What is expected: Start at the line holding "Emit a Python", stop at the line holding "0.734, 0.740]", and repeat those lines exactly, both ends included; skip the pictures.

start Excerpted data

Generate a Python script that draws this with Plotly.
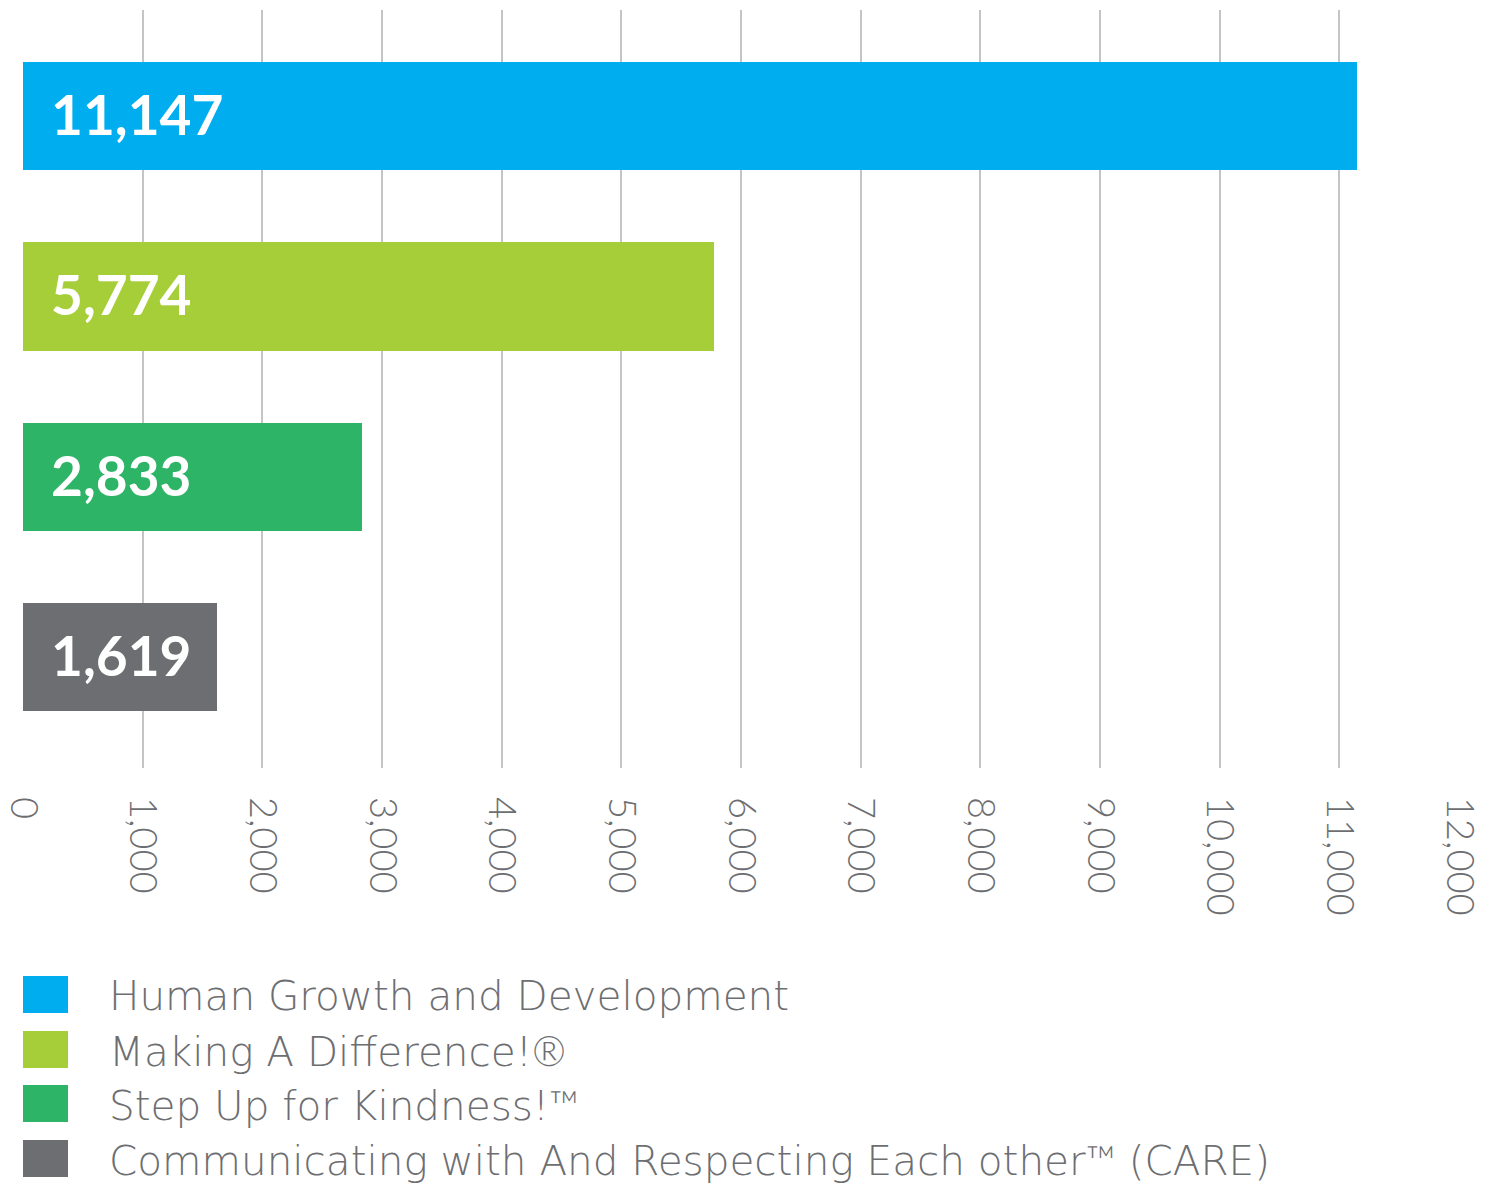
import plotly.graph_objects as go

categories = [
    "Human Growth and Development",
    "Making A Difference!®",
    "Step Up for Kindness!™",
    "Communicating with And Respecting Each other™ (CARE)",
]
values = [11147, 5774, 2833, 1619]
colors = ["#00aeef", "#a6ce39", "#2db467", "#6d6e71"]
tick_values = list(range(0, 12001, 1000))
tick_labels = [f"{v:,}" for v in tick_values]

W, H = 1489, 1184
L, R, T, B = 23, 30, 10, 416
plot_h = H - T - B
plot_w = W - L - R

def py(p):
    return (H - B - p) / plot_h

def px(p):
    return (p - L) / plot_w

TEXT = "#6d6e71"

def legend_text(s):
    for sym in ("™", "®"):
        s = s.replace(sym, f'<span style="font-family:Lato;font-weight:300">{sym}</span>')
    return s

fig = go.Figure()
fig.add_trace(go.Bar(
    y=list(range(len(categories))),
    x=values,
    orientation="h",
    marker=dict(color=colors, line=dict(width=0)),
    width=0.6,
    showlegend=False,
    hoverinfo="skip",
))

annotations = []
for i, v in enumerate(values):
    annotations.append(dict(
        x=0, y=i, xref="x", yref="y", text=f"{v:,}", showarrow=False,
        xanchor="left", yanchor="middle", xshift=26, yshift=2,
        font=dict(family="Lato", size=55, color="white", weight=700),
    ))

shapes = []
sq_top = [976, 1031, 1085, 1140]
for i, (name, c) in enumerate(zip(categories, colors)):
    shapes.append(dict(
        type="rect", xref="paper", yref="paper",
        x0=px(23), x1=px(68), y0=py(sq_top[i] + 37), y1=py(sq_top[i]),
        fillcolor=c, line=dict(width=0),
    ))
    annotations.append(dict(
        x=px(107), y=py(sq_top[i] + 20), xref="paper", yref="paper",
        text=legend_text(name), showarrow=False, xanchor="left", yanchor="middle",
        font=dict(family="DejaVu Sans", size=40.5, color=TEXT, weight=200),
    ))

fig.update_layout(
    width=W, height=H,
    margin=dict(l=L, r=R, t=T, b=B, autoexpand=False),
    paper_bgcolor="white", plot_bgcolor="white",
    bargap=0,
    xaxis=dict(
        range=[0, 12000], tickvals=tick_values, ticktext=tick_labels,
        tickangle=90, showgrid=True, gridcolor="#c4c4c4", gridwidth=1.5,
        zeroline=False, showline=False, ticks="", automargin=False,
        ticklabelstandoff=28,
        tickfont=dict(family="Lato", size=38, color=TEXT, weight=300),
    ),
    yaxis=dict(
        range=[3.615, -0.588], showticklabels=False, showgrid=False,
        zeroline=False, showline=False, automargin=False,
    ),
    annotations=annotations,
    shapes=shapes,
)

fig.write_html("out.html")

end Excerpted data
start Excerpted data

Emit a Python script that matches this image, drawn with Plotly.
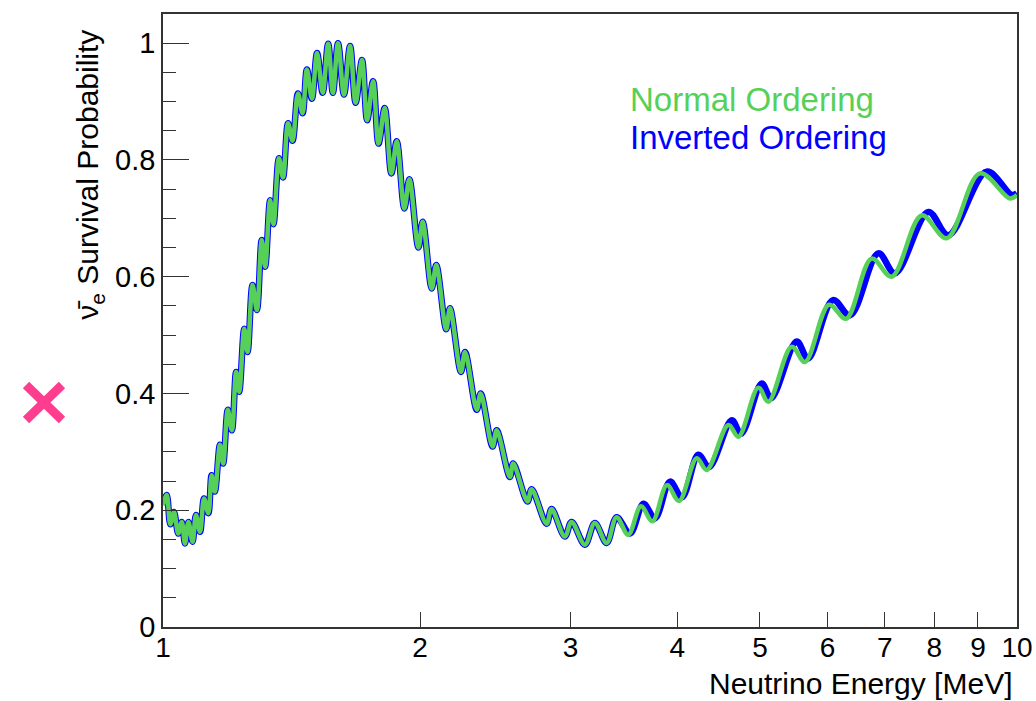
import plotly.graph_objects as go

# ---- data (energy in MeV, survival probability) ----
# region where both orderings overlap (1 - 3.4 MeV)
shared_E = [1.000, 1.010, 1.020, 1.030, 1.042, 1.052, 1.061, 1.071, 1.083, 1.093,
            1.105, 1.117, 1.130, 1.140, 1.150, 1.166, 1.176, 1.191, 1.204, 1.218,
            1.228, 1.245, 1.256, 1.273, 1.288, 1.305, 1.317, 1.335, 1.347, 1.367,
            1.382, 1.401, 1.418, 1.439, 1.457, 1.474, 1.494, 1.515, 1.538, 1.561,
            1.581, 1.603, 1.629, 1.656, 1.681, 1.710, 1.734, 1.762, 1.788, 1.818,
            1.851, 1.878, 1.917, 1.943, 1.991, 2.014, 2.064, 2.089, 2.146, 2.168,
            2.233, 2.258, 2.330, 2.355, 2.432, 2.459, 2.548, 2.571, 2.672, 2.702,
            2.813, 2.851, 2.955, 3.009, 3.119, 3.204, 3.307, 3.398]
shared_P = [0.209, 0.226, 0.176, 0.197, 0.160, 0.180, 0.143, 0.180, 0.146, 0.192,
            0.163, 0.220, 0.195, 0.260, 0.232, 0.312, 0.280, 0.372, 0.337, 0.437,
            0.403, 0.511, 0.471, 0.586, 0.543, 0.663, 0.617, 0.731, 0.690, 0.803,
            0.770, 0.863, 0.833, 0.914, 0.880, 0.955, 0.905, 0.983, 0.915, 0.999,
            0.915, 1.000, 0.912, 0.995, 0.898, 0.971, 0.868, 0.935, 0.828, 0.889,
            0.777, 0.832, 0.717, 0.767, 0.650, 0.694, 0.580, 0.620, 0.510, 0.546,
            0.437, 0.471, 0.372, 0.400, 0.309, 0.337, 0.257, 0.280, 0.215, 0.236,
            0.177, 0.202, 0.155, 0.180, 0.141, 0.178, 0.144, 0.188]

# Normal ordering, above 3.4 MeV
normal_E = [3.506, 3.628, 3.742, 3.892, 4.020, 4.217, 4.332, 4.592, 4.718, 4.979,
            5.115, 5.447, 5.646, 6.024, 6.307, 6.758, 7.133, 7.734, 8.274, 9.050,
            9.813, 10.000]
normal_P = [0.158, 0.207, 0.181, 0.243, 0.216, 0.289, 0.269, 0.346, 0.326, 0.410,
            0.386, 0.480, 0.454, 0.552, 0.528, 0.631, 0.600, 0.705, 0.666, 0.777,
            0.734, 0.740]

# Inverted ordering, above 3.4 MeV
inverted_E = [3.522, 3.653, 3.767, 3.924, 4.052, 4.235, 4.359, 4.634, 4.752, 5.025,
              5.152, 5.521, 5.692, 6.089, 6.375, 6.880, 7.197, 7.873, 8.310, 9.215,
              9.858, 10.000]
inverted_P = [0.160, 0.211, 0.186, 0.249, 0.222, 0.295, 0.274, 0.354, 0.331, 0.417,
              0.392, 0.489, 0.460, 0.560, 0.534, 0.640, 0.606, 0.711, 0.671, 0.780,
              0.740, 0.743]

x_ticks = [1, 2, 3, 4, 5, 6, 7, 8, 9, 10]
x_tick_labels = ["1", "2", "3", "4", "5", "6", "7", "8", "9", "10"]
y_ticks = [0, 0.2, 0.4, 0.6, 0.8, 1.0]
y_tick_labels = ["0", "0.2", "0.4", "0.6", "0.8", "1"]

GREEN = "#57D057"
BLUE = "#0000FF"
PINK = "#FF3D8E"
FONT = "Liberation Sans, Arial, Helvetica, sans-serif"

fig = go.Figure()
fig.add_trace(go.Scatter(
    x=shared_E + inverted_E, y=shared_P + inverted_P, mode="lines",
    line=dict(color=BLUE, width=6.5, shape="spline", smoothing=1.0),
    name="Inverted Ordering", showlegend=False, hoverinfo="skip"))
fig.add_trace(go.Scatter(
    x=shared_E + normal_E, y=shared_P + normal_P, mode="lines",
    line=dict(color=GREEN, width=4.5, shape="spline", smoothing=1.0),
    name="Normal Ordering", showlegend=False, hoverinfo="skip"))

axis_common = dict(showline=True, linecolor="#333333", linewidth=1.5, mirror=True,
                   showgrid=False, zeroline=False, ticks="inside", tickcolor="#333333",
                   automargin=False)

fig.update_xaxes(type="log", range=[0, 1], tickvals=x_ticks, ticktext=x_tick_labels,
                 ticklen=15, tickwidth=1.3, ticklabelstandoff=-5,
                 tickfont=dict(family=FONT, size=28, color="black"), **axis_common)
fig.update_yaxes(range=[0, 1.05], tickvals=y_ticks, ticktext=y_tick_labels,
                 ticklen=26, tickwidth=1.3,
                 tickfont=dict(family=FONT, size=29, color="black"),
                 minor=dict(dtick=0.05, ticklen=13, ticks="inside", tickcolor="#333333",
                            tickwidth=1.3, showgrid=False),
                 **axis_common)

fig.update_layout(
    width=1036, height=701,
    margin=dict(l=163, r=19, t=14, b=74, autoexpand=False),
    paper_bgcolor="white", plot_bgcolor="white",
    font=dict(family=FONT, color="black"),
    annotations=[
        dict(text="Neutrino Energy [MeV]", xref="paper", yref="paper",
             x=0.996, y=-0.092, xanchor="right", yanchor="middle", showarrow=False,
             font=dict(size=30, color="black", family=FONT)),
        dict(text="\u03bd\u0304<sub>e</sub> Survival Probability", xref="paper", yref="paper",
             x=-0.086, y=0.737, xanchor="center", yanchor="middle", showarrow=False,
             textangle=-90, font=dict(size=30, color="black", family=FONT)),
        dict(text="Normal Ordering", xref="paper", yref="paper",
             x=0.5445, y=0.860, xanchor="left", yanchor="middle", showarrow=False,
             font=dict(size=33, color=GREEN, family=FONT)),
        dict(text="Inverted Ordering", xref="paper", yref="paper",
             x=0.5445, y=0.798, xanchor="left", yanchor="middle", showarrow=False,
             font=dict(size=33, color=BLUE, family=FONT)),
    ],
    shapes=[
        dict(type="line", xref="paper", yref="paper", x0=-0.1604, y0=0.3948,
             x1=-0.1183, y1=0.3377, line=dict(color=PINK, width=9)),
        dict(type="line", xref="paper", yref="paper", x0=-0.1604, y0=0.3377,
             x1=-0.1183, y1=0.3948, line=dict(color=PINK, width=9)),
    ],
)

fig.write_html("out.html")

end Excerpted data

Response to this task:
Emit a Python script that matches this image, drawn with Plotly.
import plotly.graph_objects as go

# ---- data (energy in MeV, survival probability) ----
# region where both orderings overlap (1 - 3.4 MeV)
shared_E = [1.000, 1.010, 1.020, 1.030, 1.042, 1.052, 1.061, 1.071, 1.083, 1.093,
            1.105, 1.117, 1.130, 1.140, 1.150, 1.166, 1.176, 1.191, 1.204, 1.218,
            1.228, 1.245, 1.256, 1.273, 1.288, 1.305, 1.317, 1.335, 1.347, 1.367,
            1.382, 1.401, 1.418, 1.439, 1.457, 1.474, 1.494, 1.515, 1.538, 1.561,
            1.581, 1.603, 1.629, 1.656, 1.681, 1.710, 1.734, 1.762, 1.788, 1.818,
            1.851, 1.878, 1.917, 1.943, 1.991, 2.014, 2.064, 2.089, 2.146, 2.168,
            2.233, 2.258, 2.330, 2.355, 2.432, 2.459, 2.548, 2.571, 2.672, 2.702,
            2.813, 2.851, 2.955, 3.009, 3.119, 3.204, 3.307, 3.398]
shared_P = [0.209, 0.226, 0.176, 0.197, 0.160, 0.180, 0.143, 0.180, 0.146, 0.192,
            0.163, 0.220, 0.195, 0.260, 0.232, 0.312, 0.280, 0.372, 0.337, 0.437,
            0.403, 0.511, 0.471, 0.586, 0.543, 0.663, 0.617, 0.731, 0.690, 0.803,
            0.770, 0.863, 0.833, 0.914, 0.880, 0.955, 0.905, 0.983, 0.915, 0.999,
            0.915, 1.000, 0.912, 0.995, 0.898, 0.971, 0.868, 0.935, 0.828, 0.889,
            0.777, 0.832, 0.717, 0.767, 0.650, 0.694, 0.580, 0.620, 0.510, 0.546,
            0.437, 0.471, 0.372, 0.400, 0.309, 0.337, 0.257, 0.280, 0.215, 0.236,
            0.177, 0.202, 0.155, 0.180, 0.141, 0.178, 0.144, 0.188]

# Normal ordering, above 3.4 MeV
normal_E = [3.506, 3.628, 3.742, 3.892, 4.020, 4.217, 4.332, 4.592, 4.718, 4.979,
            5.115, 5.447, 5.646, 6.024, 6.307, 6.758, 7.133, 7.734, 8.274, 9.050,
            9.813, 10.000]
normal_P = [0.158, 0.207, 0.181, 0.243, 0.216, 0.289, 0.269, 0.346, 0.326, 0.410,
            0.386, 0.480, 0.454, 0.552, 0.528, 0.631, 0.600, 0.705, 0.666, 0.777,
            0.734, 0.740]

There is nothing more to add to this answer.